The Future of Energy 2/18/21

Thoughts by Richard Bleil

GM and Will Farrell created a commercial for the Superbowl based on the fact that Norway outsells electric vehicles per capita than the US. In his usual over-the-top but fun tongue-in-cheek manner, he calls out Norway insisting that the US will punch them in the face (a metaphor to say they will outsell Norway in electric vehicles, kind of like in the honeymooners Ralph threatened to send his wife to the moon as a metaphor for wife beating). A Norwegian University responded to this threat in an equally humorous video, showing Will that they can stand toe-to-toe with him in tongue-in-cheekdom, the premise of which is to apologize for outselling the US in electric vehicles while struggling to keep Will in the dark about other ways in which Norway outperforms the US in social issues like free college, year-long maternity leave and social medicine. It was, simply speaking, just brilliant.

Right now, the US is struggling with power. Throughout the heartland of the nation, power companies are using rolling hour-long power outages to compensate for a sudden surge in power demand as people are turning up electric heaters in response to the frigid temperatures. In Texas, in fact, the crisis is worse as freezing weather has not only shut down the few wind power generators, but also the coal, oil and nuclear power plants. I find it curious that while Republican senators are quick to use this as an example of the dangers of the “Green New Deal” (a horrible name for a great idea) since the wind generators failed due to freezing, and yet they failed to point out the problem with the fossil fuel and nuclear plants.

Texas is a great example, by the way, of the problem with electrical vehicles.
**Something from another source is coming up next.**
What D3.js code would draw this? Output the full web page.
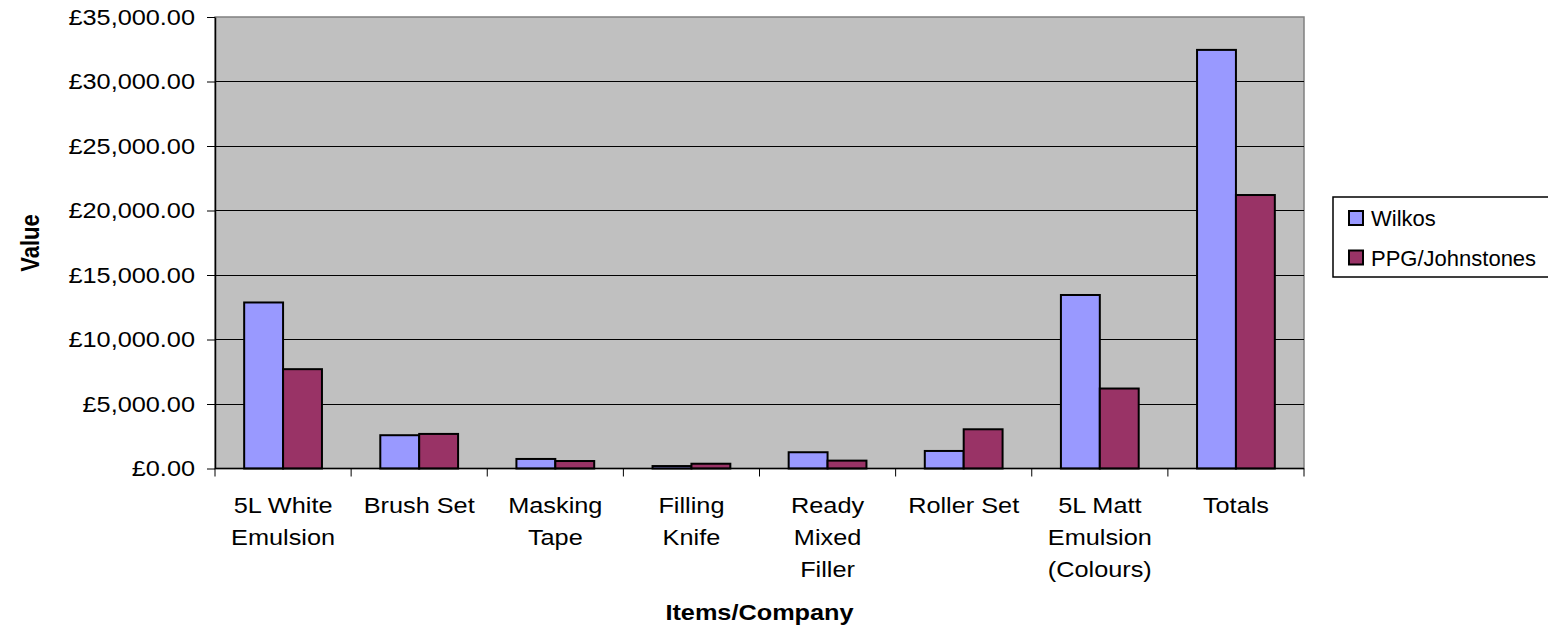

I’ve spoken of this before, but while people claim that electrical vehicles will release our dependence on fossil fuels since they don’t require gasoline, the reality is that if the source of electricity to recharge the vehicles are oil, coal or gas burning power plants, the electrical vehicles are probably worse for the environment than traditional gas powered. True, the vehicle itself is not burning fossil fuels, but even modern batteries are pretty much the worst form of energy storage available today, so the fossil fuels burned at the central power plant to charge the car is being stored inefficiently in the vehicle.

Don’t get me wrong. I’m not saying we should not have electrical vehicles. In fact, I drive a hybrid myself, but electric cars alone are not enough. If we want to survive as a species, we need alternative transportation methods like electrical vehicles, but we need so much more. We need to standardize charging stations and to invest to build coast-to-coast charging stations, just as we have standardized gasoline nozzles and coast-to-coast gas stations.

In addition, we need to transition out from traditional power generation, such as oil, coal or natural gas to cleaner forms such as hydroelectric, solar and yes, even wind generation (although I think the wind turbine needs to be redesigned so it’s safer for birds). We also need to shift from central power generation (electrical companies) to individual, if not entirely then at least partially such as rooftop solar panels and geothermal heating and cooling. These methods do save money in the long run, but the up-front costs are too expensive for most people, so some form of financial assistance to set it up would go far in this effort.

Power generation is part of the problem, but we also need to improve efficient power usage. For example, going from incandescent to fluorescent lighting was superb, but the amount of energy saved in that step is roughly how much energy is saved when we go from fluorescent to LED lights. Improved insulation, furnace and air conditioners and other means of saving power will also be key for a truly comprehensive energy policy.

It’s important to remember that any form of electrical generation will have problems if we engage in further over-reliance. We depended on fossil fuels for too long, pumping increasing amounts of carbon dioxide into the atmosphere until we find ourselves here, today, at a critical tipping point. Many of the alternative energy methods, including solar energy and LED lights, require specific metals that will lead to an increase in mining damage to our planet. Too much wind power would eventually cause problems with the earth’s jet stream and wind patterns, and too much reliance on solar power would lead to global warming as we absorb light and, rather than reflecting it back into space, would be converted to electricity and therefore trapped on earth. Diversity of power generation, distribution to individuals and away from central power plants and power conservation is our way forward.

And, yes, I wish we had cheaper (if not free) education, healthcare and guaranteed maternity leave as well. Maybe I should move to Norway.